Around 55,000-60,000 people in Balochistan are engaged in fishing, 60 per cent of them on permanent basis, and sustaining their livelihood comes under the purview of this programme. Besides, some other programmes aimed at enhancing fish production funded by the provincial and federal government include construction of fish landing jetties and harbour facilities at Damb, Jiwani, Pishukan and Surbandar. Establishment of fish processing plant at Pasni is another project of this category.
With a coastline of 750km, marine fishing in Balochistan has eight main landing sites, or the areas from where fish is caught, and 30 other smaller sites. Bulk of fish catch is from marine resources and fresh water fish makes up just six per cent of the overall fish production. Efforts are being made to increase production of fresh water fish at small dams and open ponds of water.
Promotion of dedicated fish farms is another area where recently some enterprising local people have made some investment and are waiting for the government support. “We’ve been involved in fish farming in Balochistan for the last two, three years,” says Murshid Ali, a Karachi-based businessman who runs multiple fish farms in Balochistan.
“I had set up the first farm with just half a million rupees. That’s the minimum amount one needs to start this business,” he says, adding that the number of his fish farms has now risen to three. He says half a dozen types of fishes are breeding in his fish farms but laments that except for some technical help from the provincial Fisheries Department, official support is lacking. Officials of Fisheries Department say they are providing comprehensive knowledge and technical know-how to intending fish farmers about the fish species that can be bred in fish farms, environmental requirements conducive to their farming and typical meals for each type of fish.
They stated that Pakistan needs to learn a few lessons in inland and farm fish production from countries like India, Bangladesh and Myanmar where fish catch has grown phenomenally in recent years. Exchange of visits of local fish farmers and their counterparts in these countries can help promote fish farming in Balochistan.
As compared to fresh water fish and farm fish, potential for production growth is many times more in case of marine fish in Balochistan. Quick exploitation of this potential is hitting snags primarily because of over-fishing by local fishermen without any substantial increase in biomass or total fish stock.
Illegal and unreported fishing by large vessels that pass through Balochistan coastline is another impediment. They say that temporary bans on fishing in breeding season and faster efforts to keep fish-holding waters from being contaminated are two policy responses for stock of fish to rise.
In order to stop foreign vessels from fishing illegally, international marine affairs authorities are being invited to probe the issue and take corrective measures.
Marine fish catch can be improved by augmenting fishing boats, training fishermen on best practices of maximising per-visit fish haul, improving on-boat preservation of fish and investing in fishing nets and gears. All this requires financial resources.

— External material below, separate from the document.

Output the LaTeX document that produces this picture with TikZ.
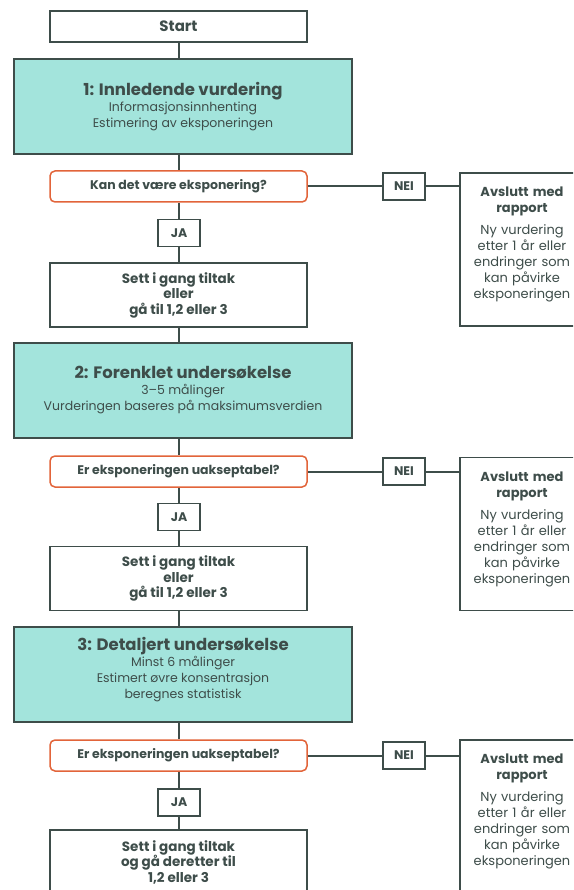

Similarly, establishment of modern fishing farms, proper upkeep of seed fish, manufacturing of fish meal and research on breeding techniques, all are money matters.
“Part of that money is being arranged from international institutions and out of annual development plans of the provincial and federal government,” says a senior official of Balochistan’s Fisheries Department. “But a great part of it must come from the private sector, chances for which are promising.”
Pakistan’s seafood exports rose 34 per cent to $85 million in Q1FY14. If the growth trend is sustained, big profit-making fishing companies would likely invest in areas like marine fish hauling and fish farming.